Task description
Pictures stay out. Extract the lines below from the first one through the line with "1.83, 1.64, 1.51];", both included.

Given information

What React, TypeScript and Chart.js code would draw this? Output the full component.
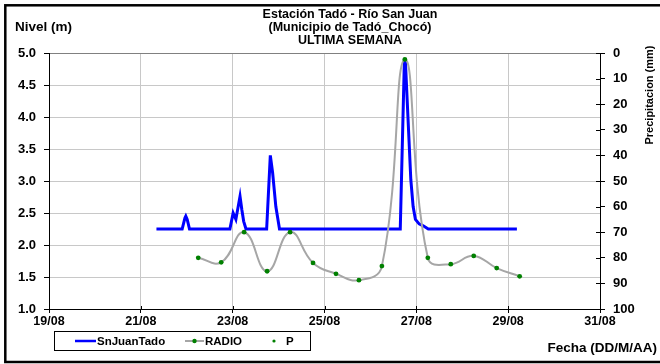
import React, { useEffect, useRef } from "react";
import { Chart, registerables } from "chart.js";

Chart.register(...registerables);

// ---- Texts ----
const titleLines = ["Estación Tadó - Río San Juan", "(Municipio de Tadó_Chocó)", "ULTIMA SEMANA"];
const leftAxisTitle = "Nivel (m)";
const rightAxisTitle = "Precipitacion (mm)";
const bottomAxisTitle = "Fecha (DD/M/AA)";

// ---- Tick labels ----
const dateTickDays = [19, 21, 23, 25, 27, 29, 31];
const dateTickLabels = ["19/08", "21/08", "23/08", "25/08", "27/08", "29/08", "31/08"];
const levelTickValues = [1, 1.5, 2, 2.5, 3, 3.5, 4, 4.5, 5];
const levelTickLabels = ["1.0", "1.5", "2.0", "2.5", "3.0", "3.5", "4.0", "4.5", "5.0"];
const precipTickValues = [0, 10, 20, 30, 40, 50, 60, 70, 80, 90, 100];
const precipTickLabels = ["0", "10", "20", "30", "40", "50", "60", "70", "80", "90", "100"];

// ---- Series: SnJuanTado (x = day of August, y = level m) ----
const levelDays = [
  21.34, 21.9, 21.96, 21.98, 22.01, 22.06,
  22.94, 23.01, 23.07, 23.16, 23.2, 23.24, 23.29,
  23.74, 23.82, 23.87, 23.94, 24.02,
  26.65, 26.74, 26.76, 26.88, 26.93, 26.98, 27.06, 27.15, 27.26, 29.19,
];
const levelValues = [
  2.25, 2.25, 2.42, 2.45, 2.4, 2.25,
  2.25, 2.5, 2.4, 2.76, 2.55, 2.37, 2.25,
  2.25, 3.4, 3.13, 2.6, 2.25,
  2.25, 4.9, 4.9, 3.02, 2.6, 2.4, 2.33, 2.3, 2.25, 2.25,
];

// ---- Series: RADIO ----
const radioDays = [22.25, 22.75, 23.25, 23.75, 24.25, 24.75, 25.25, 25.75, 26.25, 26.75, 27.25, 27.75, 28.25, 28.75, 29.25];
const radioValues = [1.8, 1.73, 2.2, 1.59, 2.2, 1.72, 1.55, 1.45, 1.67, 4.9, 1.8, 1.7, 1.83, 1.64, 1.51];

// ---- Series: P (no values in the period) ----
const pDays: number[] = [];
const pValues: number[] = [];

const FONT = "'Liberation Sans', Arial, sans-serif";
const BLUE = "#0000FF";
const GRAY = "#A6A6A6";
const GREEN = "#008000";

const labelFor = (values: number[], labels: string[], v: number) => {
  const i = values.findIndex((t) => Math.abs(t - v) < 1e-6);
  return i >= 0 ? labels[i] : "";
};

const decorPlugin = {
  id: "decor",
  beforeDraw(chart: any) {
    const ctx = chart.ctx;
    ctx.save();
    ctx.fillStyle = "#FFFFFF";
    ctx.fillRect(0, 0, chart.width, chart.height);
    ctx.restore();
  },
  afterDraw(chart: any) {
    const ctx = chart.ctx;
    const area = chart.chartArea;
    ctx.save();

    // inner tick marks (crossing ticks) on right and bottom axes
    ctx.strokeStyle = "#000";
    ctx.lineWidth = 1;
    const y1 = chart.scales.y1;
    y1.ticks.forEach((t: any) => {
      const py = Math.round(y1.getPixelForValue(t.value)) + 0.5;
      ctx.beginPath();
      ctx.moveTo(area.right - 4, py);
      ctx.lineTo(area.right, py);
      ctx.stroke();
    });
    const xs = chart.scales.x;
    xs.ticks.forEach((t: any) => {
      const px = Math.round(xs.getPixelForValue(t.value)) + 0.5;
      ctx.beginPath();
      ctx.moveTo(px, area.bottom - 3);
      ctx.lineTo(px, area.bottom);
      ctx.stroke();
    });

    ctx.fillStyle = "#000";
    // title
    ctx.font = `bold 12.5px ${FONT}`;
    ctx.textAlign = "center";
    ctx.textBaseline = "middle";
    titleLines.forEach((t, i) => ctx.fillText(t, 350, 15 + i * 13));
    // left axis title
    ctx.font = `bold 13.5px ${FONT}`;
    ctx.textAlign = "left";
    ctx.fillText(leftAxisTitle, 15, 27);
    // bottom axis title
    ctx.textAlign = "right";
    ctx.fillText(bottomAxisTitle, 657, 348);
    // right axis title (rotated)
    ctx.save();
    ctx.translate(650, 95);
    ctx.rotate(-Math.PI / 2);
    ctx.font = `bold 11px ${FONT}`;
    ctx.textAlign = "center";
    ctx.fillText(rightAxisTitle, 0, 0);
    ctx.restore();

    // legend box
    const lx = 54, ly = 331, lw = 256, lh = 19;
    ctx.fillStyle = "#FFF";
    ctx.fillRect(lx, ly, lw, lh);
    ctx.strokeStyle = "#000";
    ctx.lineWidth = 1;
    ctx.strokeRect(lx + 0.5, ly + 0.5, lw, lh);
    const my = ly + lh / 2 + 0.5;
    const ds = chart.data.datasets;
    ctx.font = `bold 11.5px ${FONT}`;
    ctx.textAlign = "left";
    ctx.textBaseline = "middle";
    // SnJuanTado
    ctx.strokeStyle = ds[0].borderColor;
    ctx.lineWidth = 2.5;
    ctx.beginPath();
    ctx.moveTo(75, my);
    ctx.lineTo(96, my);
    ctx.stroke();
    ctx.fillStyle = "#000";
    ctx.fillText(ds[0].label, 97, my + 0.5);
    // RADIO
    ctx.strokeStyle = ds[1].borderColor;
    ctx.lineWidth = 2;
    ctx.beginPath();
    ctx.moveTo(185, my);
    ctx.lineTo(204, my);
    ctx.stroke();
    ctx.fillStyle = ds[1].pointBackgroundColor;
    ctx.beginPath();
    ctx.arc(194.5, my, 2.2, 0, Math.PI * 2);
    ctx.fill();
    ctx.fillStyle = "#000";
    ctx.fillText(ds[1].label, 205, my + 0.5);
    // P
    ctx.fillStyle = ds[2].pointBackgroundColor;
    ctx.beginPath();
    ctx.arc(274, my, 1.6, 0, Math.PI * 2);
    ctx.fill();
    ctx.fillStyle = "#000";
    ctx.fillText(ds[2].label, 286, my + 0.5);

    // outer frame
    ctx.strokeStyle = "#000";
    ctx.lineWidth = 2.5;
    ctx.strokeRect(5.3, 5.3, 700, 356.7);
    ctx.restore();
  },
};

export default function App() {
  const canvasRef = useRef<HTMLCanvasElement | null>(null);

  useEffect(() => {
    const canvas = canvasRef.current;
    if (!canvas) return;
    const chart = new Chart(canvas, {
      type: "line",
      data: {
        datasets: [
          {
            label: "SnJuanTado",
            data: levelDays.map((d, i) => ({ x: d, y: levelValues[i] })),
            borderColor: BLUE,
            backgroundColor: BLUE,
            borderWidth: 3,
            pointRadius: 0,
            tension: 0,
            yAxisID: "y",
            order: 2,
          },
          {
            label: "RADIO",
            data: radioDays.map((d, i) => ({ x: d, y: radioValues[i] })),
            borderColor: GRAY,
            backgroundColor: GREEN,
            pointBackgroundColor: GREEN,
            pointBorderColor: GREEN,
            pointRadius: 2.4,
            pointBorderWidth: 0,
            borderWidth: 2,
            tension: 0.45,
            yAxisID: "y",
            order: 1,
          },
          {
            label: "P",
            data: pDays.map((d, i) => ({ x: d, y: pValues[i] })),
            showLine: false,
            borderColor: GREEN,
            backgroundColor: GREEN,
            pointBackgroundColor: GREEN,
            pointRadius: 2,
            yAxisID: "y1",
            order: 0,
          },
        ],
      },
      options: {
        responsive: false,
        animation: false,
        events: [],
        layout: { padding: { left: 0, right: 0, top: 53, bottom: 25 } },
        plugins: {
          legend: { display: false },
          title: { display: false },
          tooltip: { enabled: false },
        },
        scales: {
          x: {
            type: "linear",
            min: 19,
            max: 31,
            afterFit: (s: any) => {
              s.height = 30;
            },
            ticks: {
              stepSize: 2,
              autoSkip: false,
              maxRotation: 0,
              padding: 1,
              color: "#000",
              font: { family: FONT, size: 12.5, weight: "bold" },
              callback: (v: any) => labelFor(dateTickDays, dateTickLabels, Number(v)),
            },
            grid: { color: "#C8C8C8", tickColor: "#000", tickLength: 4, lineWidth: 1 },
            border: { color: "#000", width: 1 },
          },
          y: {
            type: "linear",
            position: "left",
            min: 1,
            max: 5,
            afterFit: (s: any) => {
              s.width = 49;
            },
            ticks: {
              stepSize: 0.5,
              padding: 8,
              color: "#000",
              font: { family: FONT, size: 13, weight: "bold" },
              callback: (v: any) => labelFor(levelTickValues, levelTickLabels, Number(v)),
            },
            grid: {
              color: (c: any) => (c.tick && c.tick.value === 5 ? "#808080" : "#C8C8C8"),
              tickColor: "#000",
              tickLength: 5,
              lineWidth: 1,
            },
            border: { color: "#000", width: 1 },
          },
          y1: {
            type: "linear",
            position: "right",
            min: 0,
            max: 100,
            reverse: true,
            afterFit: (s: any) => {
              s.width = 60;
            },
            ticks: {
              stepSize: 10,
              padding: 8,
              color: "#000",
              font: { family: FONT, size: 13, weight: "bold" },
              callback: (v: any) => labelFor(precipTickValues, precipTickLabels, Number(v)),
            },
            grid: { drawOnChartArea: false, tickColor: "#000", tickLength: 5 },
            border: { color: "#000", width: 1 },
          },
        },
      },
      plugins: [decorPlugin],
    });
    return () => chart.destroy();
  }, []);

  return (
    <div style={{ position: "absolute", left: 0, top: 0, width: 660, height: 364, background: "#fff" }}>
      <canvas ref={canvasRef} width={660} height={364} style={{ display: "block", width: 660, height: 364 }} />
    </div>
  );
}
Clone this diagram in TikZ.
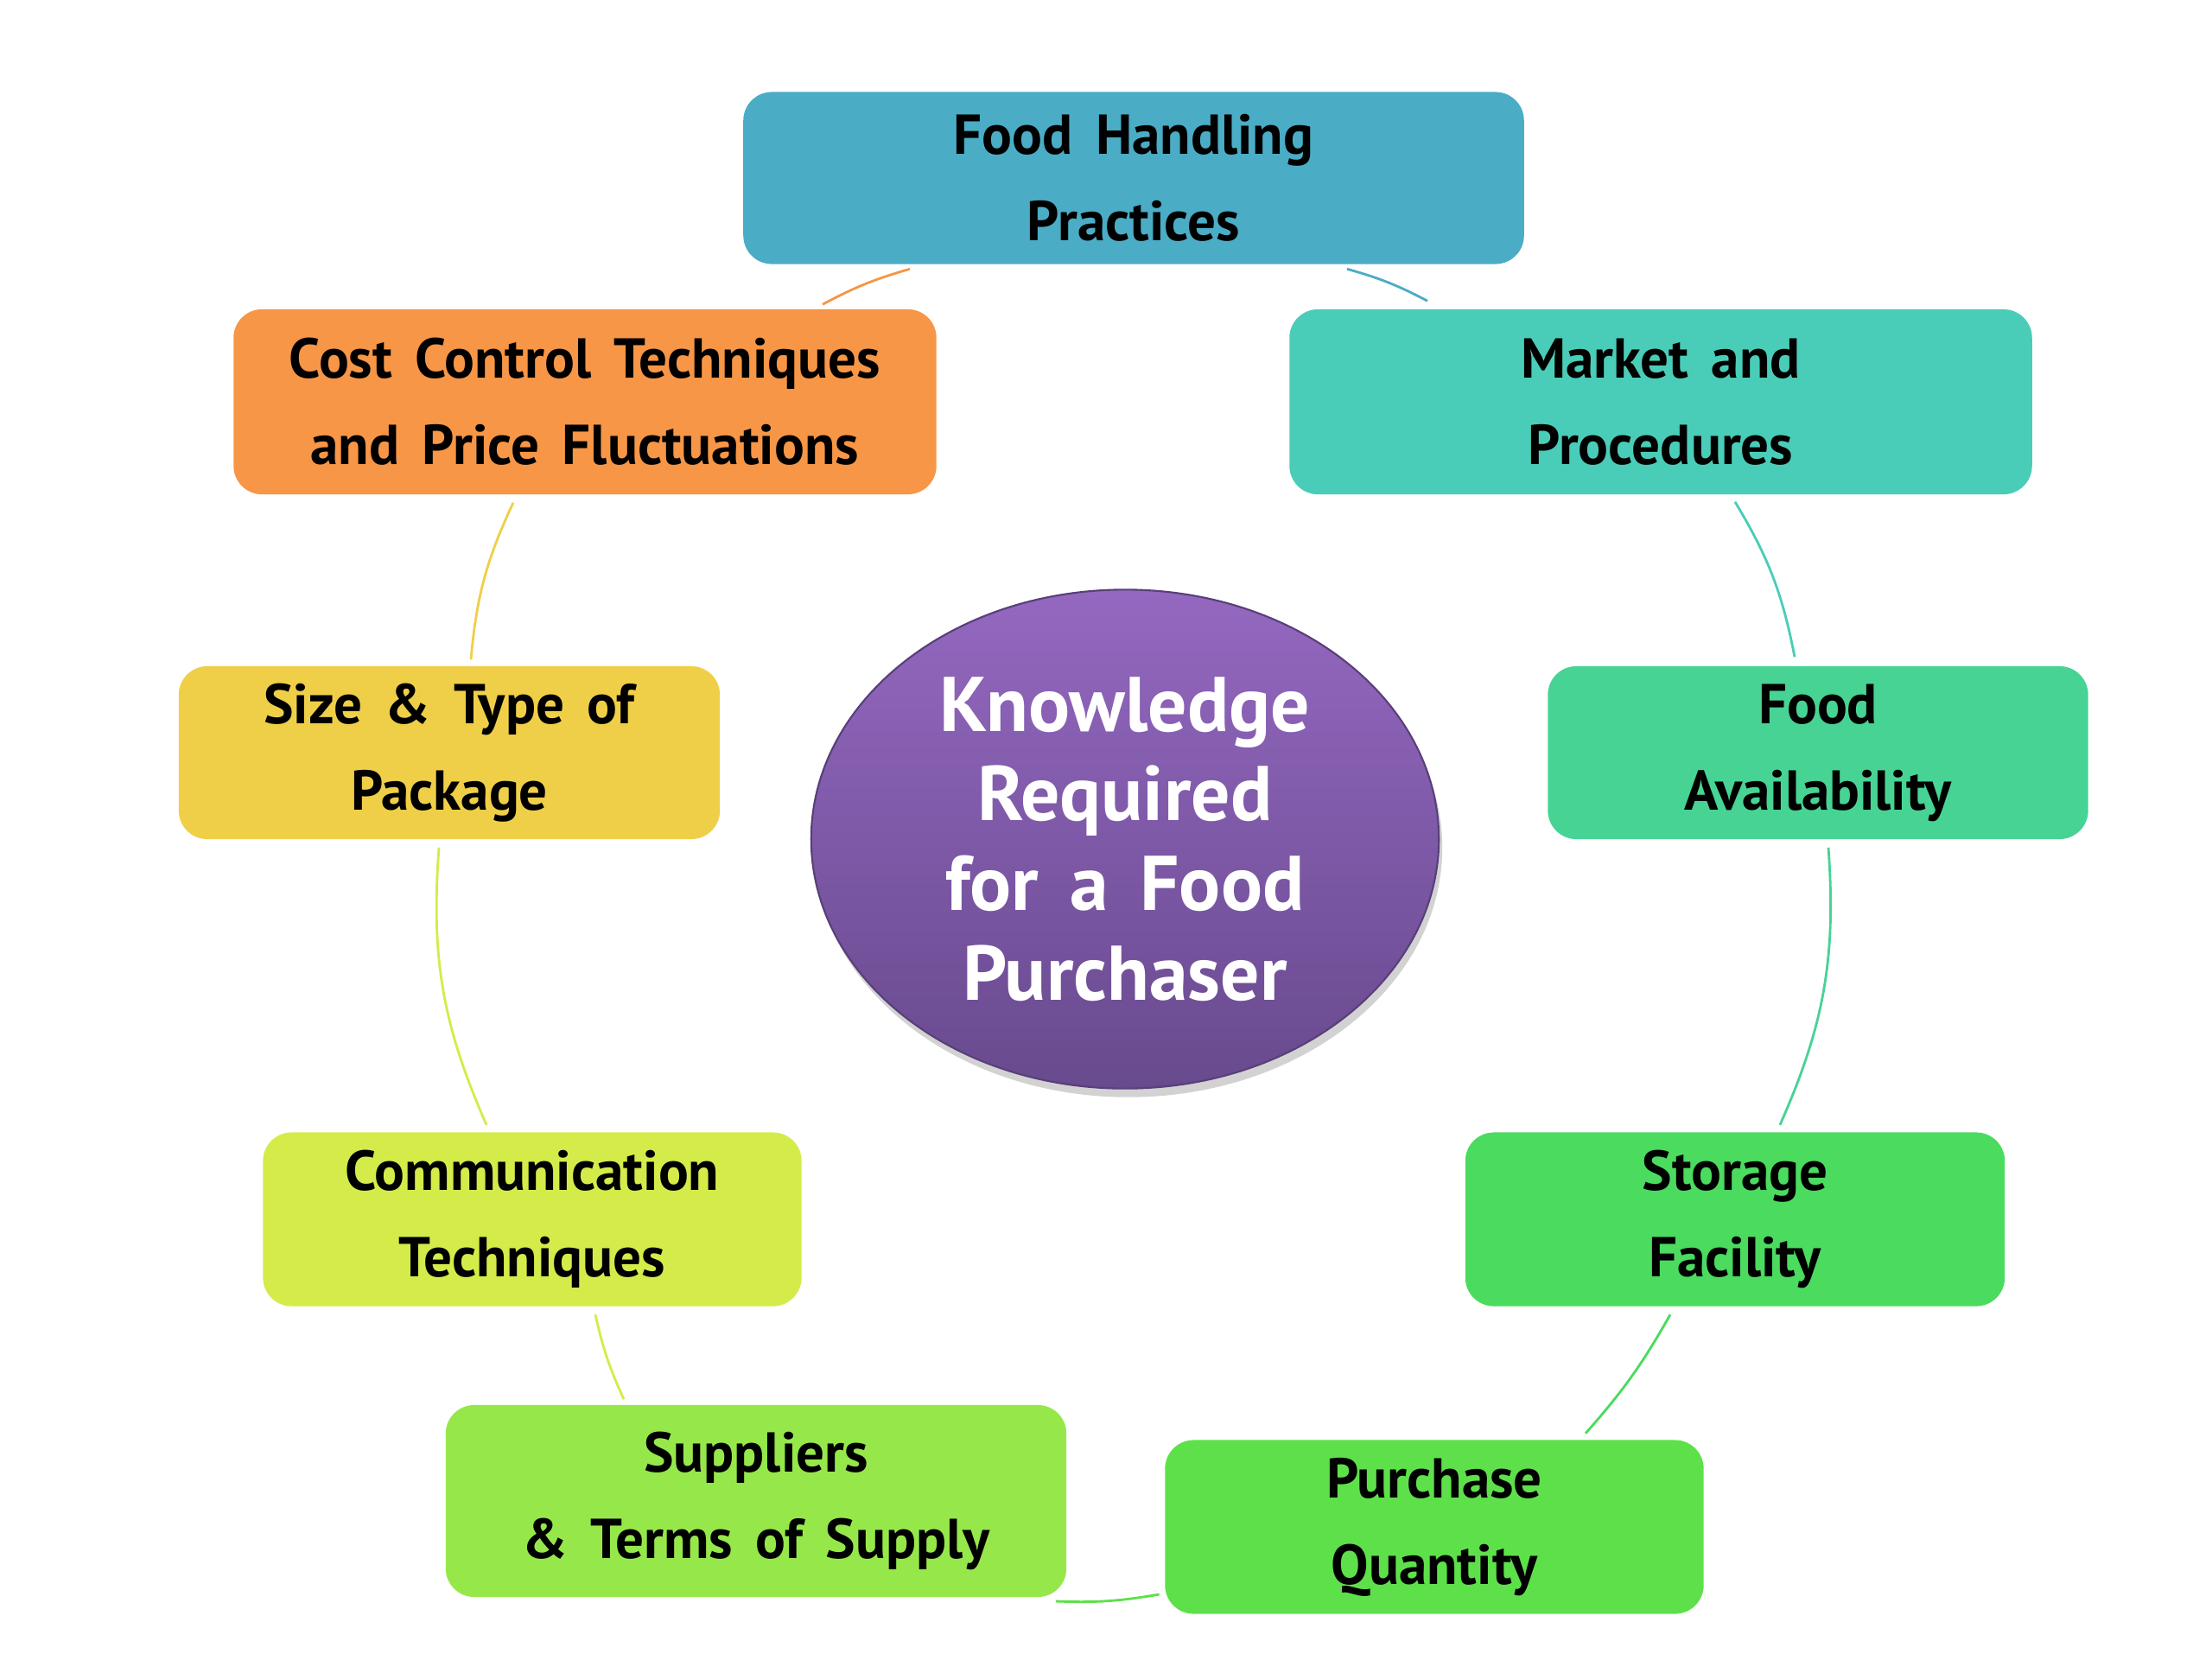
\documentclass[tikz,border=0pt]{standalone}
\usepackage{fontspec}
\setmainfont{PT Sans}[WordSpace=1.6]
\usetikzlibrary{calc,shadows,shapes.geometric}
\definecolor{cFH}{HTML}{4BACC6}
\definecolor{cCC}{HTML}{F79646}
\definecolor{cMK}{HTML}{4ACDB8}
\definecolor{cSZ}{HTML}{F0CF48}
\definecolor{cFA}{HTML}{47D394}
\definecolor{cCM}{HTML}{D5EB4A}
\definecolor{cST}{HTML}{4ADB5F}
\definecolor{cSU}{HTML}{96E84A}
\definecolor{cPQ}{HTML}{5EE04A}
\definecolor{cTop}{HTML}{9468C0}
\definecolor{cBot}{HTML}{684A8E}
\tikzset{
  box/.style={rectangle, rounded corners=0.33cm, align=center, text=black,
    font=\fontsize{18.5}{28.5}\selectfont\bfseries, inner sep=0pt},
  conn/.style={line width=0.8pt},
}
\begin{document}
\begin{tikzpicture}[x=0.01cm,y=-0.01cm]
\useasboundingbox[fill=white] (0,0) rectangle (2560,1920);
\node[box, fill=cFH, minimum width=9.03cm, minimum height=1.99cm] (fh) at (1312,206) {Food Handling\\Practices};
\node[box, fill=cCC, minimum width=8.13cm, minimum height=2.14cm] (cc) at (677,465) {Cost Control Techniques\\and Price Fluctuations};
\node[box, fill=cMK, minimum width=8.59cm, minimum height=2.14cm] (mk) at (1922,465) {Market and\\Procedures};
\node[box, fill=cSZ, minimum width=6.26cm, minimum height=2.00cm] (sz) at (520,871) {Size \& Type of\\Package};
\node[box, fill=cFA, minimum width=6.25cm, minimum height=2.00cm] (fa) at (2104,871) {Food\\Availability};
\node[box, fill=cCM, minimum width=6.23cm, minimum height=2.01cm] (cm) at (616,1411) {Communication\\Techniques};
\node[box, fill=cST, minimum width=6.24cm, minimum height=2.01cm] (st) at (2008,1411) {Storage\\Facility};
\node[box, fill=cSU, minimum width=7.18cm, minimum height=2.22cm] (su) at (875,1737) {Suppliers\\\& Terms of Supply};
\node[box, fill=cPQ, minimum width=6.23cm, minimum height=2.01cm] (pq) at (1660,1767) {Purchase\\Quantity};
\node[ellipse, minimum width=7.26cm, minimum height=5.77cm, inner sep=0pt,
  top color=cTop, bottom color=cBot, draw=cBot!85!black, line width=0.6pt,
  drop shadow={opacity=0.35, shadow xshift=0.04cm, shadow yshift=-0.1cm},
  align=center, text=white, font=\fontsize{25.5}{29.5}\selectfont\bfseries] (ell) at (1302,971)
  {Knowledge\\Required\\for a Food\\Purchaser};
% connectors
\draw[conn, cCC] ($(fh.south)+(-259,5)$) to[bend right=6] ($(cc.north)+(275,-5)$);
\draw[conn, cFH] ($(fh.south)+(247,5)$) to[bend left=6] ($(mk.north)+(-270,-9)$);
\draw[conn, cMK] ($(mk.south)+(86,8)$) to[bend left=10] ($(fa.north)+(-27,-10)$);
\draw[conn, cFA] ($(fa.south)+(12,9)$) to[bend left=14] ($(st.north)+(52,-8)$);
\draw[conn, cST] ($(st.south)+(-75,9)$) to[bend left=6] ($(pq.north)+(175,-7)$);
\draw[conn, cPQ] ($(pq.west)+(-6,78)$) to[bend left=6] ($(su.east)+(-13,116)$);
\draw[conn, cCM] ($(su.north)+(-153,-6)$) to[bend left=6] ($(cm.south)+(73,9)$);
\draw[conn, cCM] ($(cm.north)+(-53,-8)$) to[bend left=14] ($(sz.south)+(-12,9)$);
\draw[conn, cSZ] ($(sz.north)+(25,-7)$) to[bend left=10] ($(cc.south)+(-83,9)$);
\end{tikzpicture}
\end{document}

The result
What React, TypeScript and Chart.js code would draw this? Output the full component.
import React, { useEffect, useRef } from "react";
import { Chart, registerables } from "chart.js";

Chart.register(...registerables);

// ---- Texts ----
const titleLines = ["Estación Tadó - Río San Juan", "(Municipio de Tadó_Chocó)", "ULTIMA SEMANA"];
const leftAxisTitle = "Nivel (m)";
const rightAxisTitle = "Precipitacion (mm)";
const bottomAxisTitle = "Fecha (DD/M/AA)";

// ---- Tick labels ----
const dateTickDays = [19, 21, 23, 25, 27, 29, 31];
const dateTickLabels = ["19/08", "21/08", "23/08", "25/08", "27/08", "29/08", "31/08"];
const levelTickValues = [1, 1.5, 2, 2.5, 3, 3.5, 4, 4.5, 5];
const levelTickLabels = ["1.0", "1.5", "2.0", "2.5", "3.0", "3.5", "4.0", "4.5", "5.0"];
const precipTickValues = [0, 10, 20, 30, 40, 50, 60, 70, 80, 90, 100];
const precipTickLabels = ["0", "10", "20", "30", "40", "50", "60", "70", "80", "90", "100"];

// ---- Series: SnJuanTado (x = day of August, y = level m) ----
const levelDays = [
  21.34, 21.9, 21.96, 21.98, 22.01, 22.06,
  22.94, 23.01, 23.07, 23.16, 23.2, 23.24, 23.29,
  23.74, 23.82, 23.87, 23.94, 24.02,
  26.65, 26.74, 26.76, 26.88, 26.93, 26.98, 27.06, 27.15, 27.26, 29.19,
];
const levelValues = [
  2.25, 2.25, 2.42, 2.45, 2.4, 2.25,
  2.25, 2.5, 2.4, 2.76, 2.55, 2.37, 2.25,
  2.25, 3.4, 3.13, 2.6, 2.25,
  2.25, 4.9, 4.9, 3.02, 2.6, 2.4, 2.33, 2.3, 2.25, 2.25,
];

// ---- Series: RADIO ----
const radioDays = [22.25, 22.75, 23.25, 23.75, 24.25, 24.75, 25.25, 25.75, 26.25, 26.75, 27.25, 27.75, 28.25, 28.75, 29.25];
const radioValues = [1.8, 1.73, 2.2, 1.59, 2.2, 1.72, 1.55, 1.45, 1.67, 4.9, 1.8, 1.7, 1.83, 1.64, 1.51];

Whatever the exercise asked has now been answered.